ATTENTION : ce test contient des spoilers de l'oeuvre littéraire Le Trône de Fer de George R.R. Martin et de la série de HBO jusqu'à la saison 4. Vous êtes tellement prévenus que, si vous mouftez, on vous envoie Hodor.

Vous vous appelez Gared Tuttle. Fils de fermier et jeune écuyer, votre vie est faites de tâches ingrates. Mais cela va changer. Ce soir, sur le camp, on célèbre. Et, dans l'euphorie, votre seigneur a décidé de vous faire part d'une nouvelle importante. Vous serez bientôt chevalier. La joie vous envahit. Vous avez cependant l'impression que quelque chose cloche. Les noms familiers entendus au cours des différentes conversations vous mettent la puce à l'oreille. Vous êtes au pied du château des Frey. Cette nuit sera connue de toutes et de tous dans Westeros comme les Noces Pourpres (Red Wedding en V.O.). Vous en êtes un des rares survivants.

Le fond de l'air est Frey

S'appuyant sur cet événement majeur, ce premier volet vous permet d'incarner à tour de rôle plusieurs personnages liés à la maison Forrester, dont la loyauté envers les Stark marque le début d'une véritable descente aux enfers. Comme dans le feuilleton, dont le générique est d'ailleurs repris à la fin de la première séquence, vous aurez plusieurs destins à suivre. Et manipuler, selon la formule habituelle semi-point'nclick du studio californien, faite de dialogues à choix multiples et de phases d'action à l'aide de QTE qui fonctionnent assez bien. La présence d'un inventaire est anecdotique et l'idée-même de puzzles semble utopique dans cette nouvelle expérience narrative.
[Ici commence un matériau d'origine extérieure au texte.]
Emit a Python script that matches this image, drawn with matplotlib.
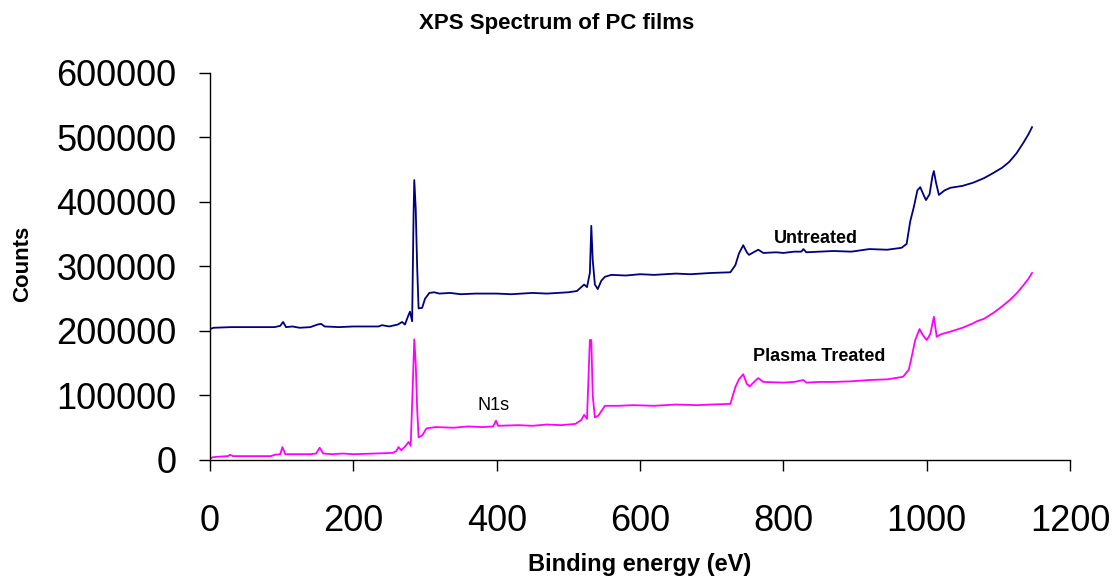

L'important réside dans les décisions prises dans la hâte. Aucune ne sera jamais bonne. Vous décevrez forcément quelqu'un, vous mettrez en danger, en faisant preuve d'arrogance, de laxisme ou en plaçant votre confiance là où il ne faut pas. Bref, on n'est pas chez Mon Petit Poney. Vous pouvez préparer, outre un dico d'anglais, les médocs pour les noeuds à l'estomac.

Stark Academy

Outre Gared, qui a droit aux phases les plus mouvementées, on incarne Ethan, nouveau et très jeune seigneur des Forrester qui va devoir apprendre à diriger sa maison et composer avec la visite d'un personnage hostile, ainsi que Mira, la grande soeur devenue servante de Margaery Tyrell à Port-Réal et qui va, quant à elle, s'embourber dans des intrigues politiques l'obligeant à marcher sur des oeufs pour le bien des siens. Le ton change suivant le personnage incarné, la répartition des tâches semble naturelle, l'influence de chaque partie sur une autre se ressent un peu et le rythme se tient. Reste qu'on ne peut s'empêcher de penser, à mesure que l'histoire progresse et sachant que d'autres seront jouables par la suite, un développement identique à celui de la famille Stark. C'est d'ailleurs un des reproches que l'on peut adresser : si les Forrester sont "inédits", la composition fait déjà-vu. La mère dont le physique et la stature rappellent salement Catelyn, le "fils adoptif" qui doit se racheter en chevauchant vers le Mur, la frangine qui risque les mêmes humiliations que Sansa... Pas besoin de vous faire un dessin. Mais on pardonnera.

Démarre le Snow

Le fait est que cela s'avère suffisamment bien écrit et mis en scène pour que l'on plonge le sourire aux lèvres - enfin, quand on n'écarquille pas les yeux d'effroi. Cette impression de participer à un épisode télévisé de deux heures et quelques, dans lequel on aurait l'illusion que nos décisions comptent, est tenace. Il y a ce côté cru, sale, choquant, sans concession, que la direction artistique, bénéficiant d'une petite touche picturale, parvient presque à adoucir. Et puis un voice-acting époustouflant de la part de chaque protagoniste. Y compris des acteurs qui se sont prêté au jeu. Vous croisez bien Tyrion (Peter Dinklage) et Cercei (Lean Heady), Margaery (Natalie Dormer) et son petit nez tout mignon qui bouge quand elle parle, ainsi que le décidément fort détestable Ramsay Snow/Bolton, que le gallois Iwan Rheon campe avec un aplomb certain. On peut même dire qu'il vole le show. Et participe grandement à provoquer une réaction bien connue des fans du téléfilm et des bouquins : un torrent de larmes en attendant la suite.

On redoutait le coup de mou, mais encore une fois, force est de reconnaître que Telltale, qui n'a pas l'air de vouloir lâcher sa formule assez peu orientée jeu vidéo dans le sens "traditionnel", n'a pas perdu son talent pour s'approprier les licences. On est facilement happé dans l'histoire de cette famille qui semble destinée aux pires outrages et on sent un potentiel gigantesque pour le reste de la saison.